Я мог бы в целом познакомить несведущего во многих вопросах Волкова о целевом назначении данной конструкции, однако, какую именно роль она играла здесь и сейчас, оставалось для меня загадкой. Металлический лязг, сопроводивший ее появление усилился и откуда-то сбоку показалась неясная тень. То, что я принял за постамент, неожиданно разъехалось в стороны и продемонстрировало совершенно полую внутренность. Тень метнулась в сторону и прикатила к развезшейся бетонной коробке металлический стол, в котором я узнал тот, на котором сам проводил неведомые мне тогда операции в компании круглого типа.

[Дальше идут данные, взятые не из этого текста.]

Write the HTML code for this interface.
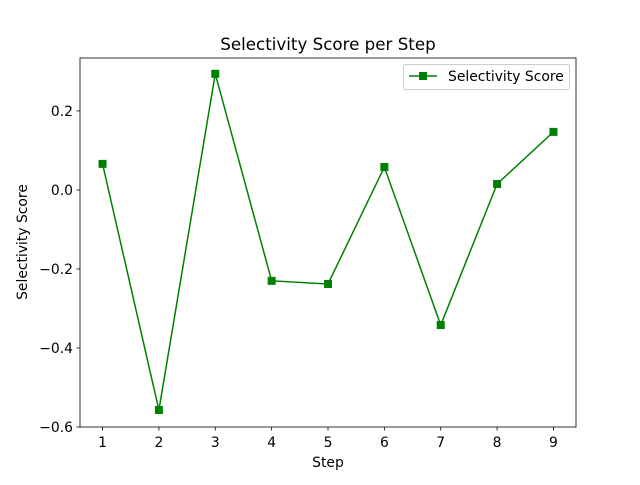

На металлической поверхности лежало тело, вполне сохранившееся и обладающее привычным отсутствием черт. Далее, тень заслонила собой весь обзор и принялась проводить над трупом неясные манипуляции, о которых я смутно догадывался. После этого тень отвернулась от стола и уверенно приблизилась к каменной стене. Стена была изъедена временем, покрыта трещинами и в целом готовилась рассыпаться от любого прикосновения, однако тень без опаски провела по ней раскрытой ладонью, являя еще одно чудо. Из морщинистой поверхности показался небольшой экранчик, размером со средний монитор, и замигал разноцветными огнями. Когда мерцание прекратилось, тень убрала экран обратно в стену и вернулась к лежащему на столе. Тот, еще пару минут назад будучи самым настоящим мертвецом, зашевелился и неловко приподнялся, пошатываясь на тонких ногах. Я мог бы поклясться, что тело принадлежало довольно крепкому мужчине преклонных лет, однако прямо сейчас передо мной качалось невнятное тело молодой женщины, стройной и довольно привлекательной. Тень весьма невежливо подтолкнула недавнего пациента к ступеням, предлагая убираться, а сама вновь загромыхала железным столом.

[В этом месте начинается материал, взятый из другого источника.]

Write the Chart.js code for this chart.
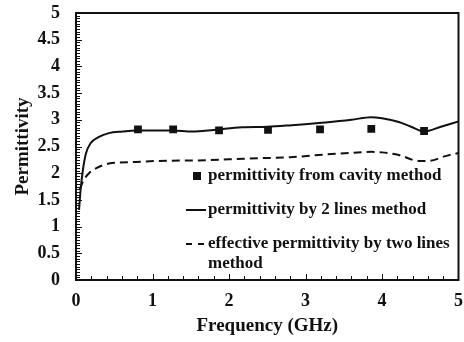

На Гошку было жалко смотреть. Я, имея за плечами обширную медицинскую практику, был шокирован увиденным, что же говорить о человеке, далеком от подобных вопросов. Гошка, не забыв открыть рот, продолжал пялиться на продолжавшееся мероприятие. Следом за престарелым пациентом, стол занял мальчишка лет восьми, процедура повторилась в точности, но в этот раз тело не претерпело никаких изменений. Мальчишка остался мальчишкой, только немного более подвижным, чем до начала операции, и с вполне приемлемой рожицей. Тень, активно мельтешила по площадке, принимая все новых клиентов, и, помигав разноцветными огоньками, отправляла исцеленных обратно.

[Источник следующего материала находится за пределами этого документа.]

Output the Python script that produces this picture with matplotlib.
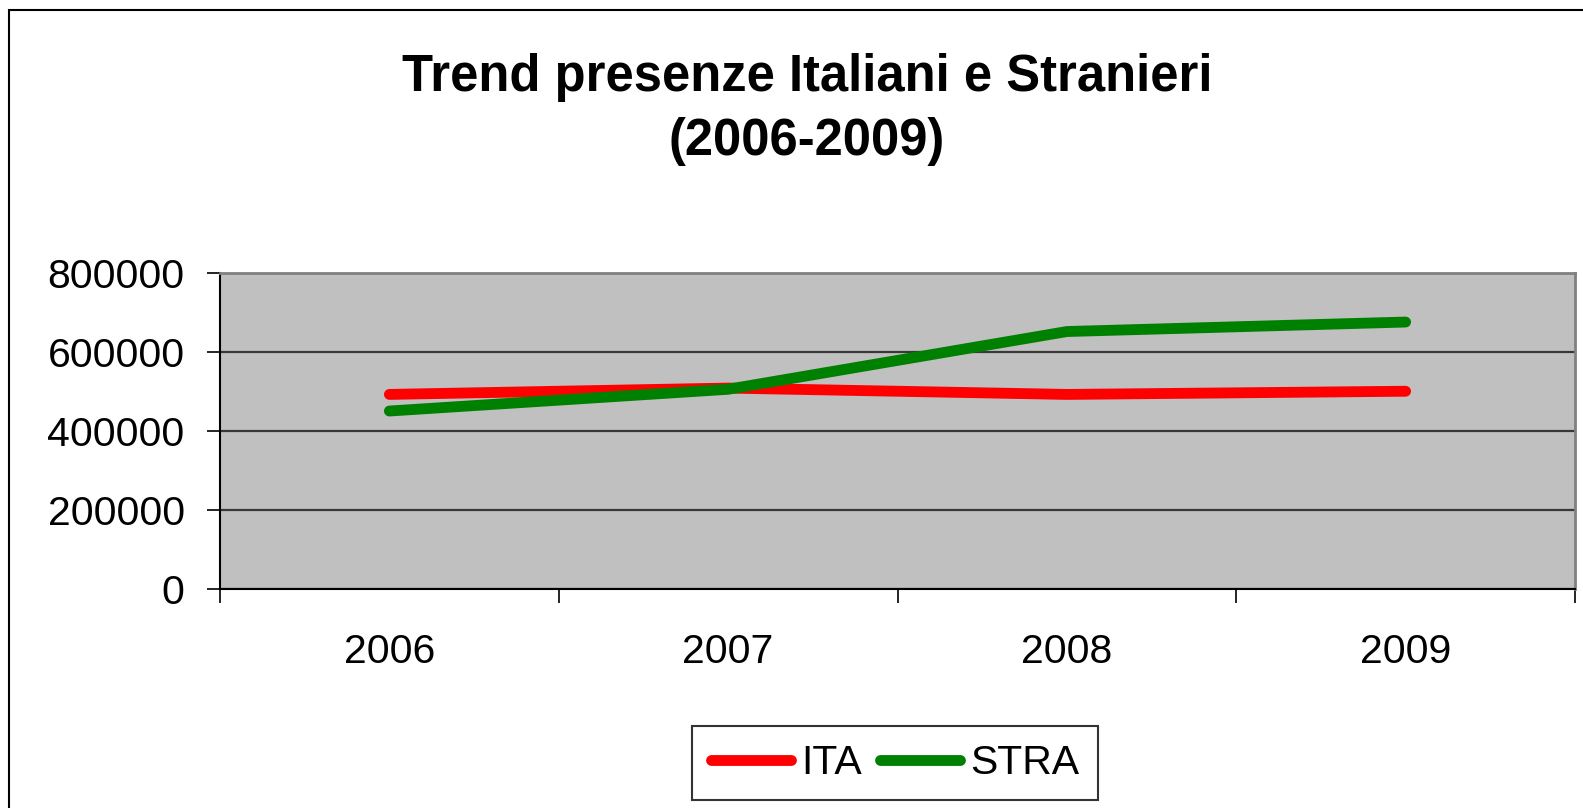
import matplotlib
matplotlib.use('Agg')
import matplotlib.pyplot as plt
from matplotlib.patches import Rectangle

years = ['2006', '2007', '2008', '2009']
ita = [492000, 508000, 492000, 500000]
stra = [450000, 505000, 651000, 675000]
yticks = [0, 200000, 400000, 600000, 800000]

plt.rcParams['font.family'] = ['Liberation Sans', 'DejaVu Sans']

W, H = 1583, 808
fig = plt.figure(figsize=(W / 100, H / 100), dpi=100)
fig.patch.set_facecolor('white')

# outer chart frame
fig.add_artist(Rectangle((9 / W, -0.1), 2, 1 - 10 / H + 0.1, transform=fig.transFigure,
                         fill=False, lw=1.5, ec='black'))

left, right, top, bottom = 220, 1575, 272.6, 589
ax = fig.add_axes([left / W, 1 - bottom / H, (right - left) / W, (bottom - top) / H])
ax.set_facecolor('#C0C0C0')

x = list(range(len(years)))
ax.plot(x, ita, color='#FF0000', lw=7.8, solid_capstyle='round', solid_joinstyle='round', label='ITA', zorder=3)
ax.plot(x, stra, color='#008000', lw=7.8, solid_capstyle='round', solid_joinstyle='round', label='STRA', zorder=3)

ax.set_xlim(-0.5, len(years) - 0.5)
ax.set_ylim(0, 800000)
ax.set_yticks(yticks)
ax.set_yticklabels([str(v) for v in yticks])
ax.yaxis.grid(True, color='#383838', lw=1.6)
ax.set_axisbelow(True)

ax.set_xticks([i - 0.5 for i in range(len(years) + 1)])
ax.set_xticklabels([])
ax.set_xticks(x, minor=True)
ax.set_xticklabels(years, minor=True)
ax.tick_params(axis='x', which='major', length=10, width=1.2, color='black', direction='out')
ax.tick_params(axis='x', which='minor', length=0, pad=32, labelsize=29.5)
ax.tick_params(axis='y', length=9.4, width=1.2, pad=16, labelsize=29.5)

for s in ['top', 'right']:
    ax.spines[s].set_color('#808080')
    ax.spines[s].set_linewidth(2)
for s in ['left', 'bottom']:
    ax.spines[s].set_color('black')
    ax.spines[s].set_linewidth(1.5)

fig.text(807 / W, 1 - 52.5 / H, 'Trend presenze Italiani e Stranieri\n(2006-2009)',
         ha='center', va='top', fontsize=36.5, fontweight='bold', linespacing=1.42)

leg = fig.legend(loc='center', bbox_to_anchor=((698 + 1092) / 2 / W, 1 - (727 + 799) / 2 / H),
                 ncol=2, frameon=True, fancybox=False, edgecolor='black', fontsize=29.5,
                 handlelength=1.95, handletextpad=0.25, columnspacing=0.45, borderpad=0.45,
                 borderaxespad=0)
leg.get_frame().set_linewidth(1.5)

fig.savefig('out.png', dpi=100)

Я, не желая испытывать судьбу на прочность, знаком предложил Гошке уматывать, пока странная тень не подвергла таинственным процедурам и нас, обнаружив наше присутствие.
Наши приключения заняли большую часть дня и настоятельно требовали отдыха. Возможно, мой недавний коллега Матвей успел переполошиться по поводу моего незапланированного отсутствия, и я принял решение обрадовать его своим обществом, заодно познакомив со своим новым приятелем.
«Не думаю, что Матвей сильно обрадуется нашему появлению, — сомневался Гошка, пока я тянул его через весь город к пристройкам, — я бы не обрадовался, тем более, по твоим словам, места там немного, а Матвей слишком зануда, чтобы смириться с новыми постояльцами.»
На самом деле мне тоже не слишком хотелось возвращаться, я неплохо помнил препятствия, возникшие на пути моих самостоятельных прогулок. Однако большого выбора у нас не было, ночевать на улице, зная местные нравы, мне не хотелось больше.
Матвей необычайно обрадовался нашему появлению, несмотря на то, что теперь нам было необходимо потесниться.
«А! — радостно воскликнул он, распахивая дверь, — тот самый Волков! Рад, безмерно рад!»
Гошка изобразил на лице работу мысли, пытаясь вспомнить, где успел настолько пересечься с Матвеем, что вызвал у последнего такую бурю чувств. Мне же показалось, что я просто упомянул Волкова в одном из бесконечных разговоров. За прошедшие полутора суток моего отсутствия Матвей не изменился, являя своим постояльцам круглую бледноватую физиономию без признаков искривлений и деформаций. На общем фоне мы трое смотрелись выходцами из преисподней, насколько выпадали из обвисшего ряда местных граждан. Матвея, казалось, нисколько не смущал этот факт, вероятно, он все еще наслаждался обретенной свободой.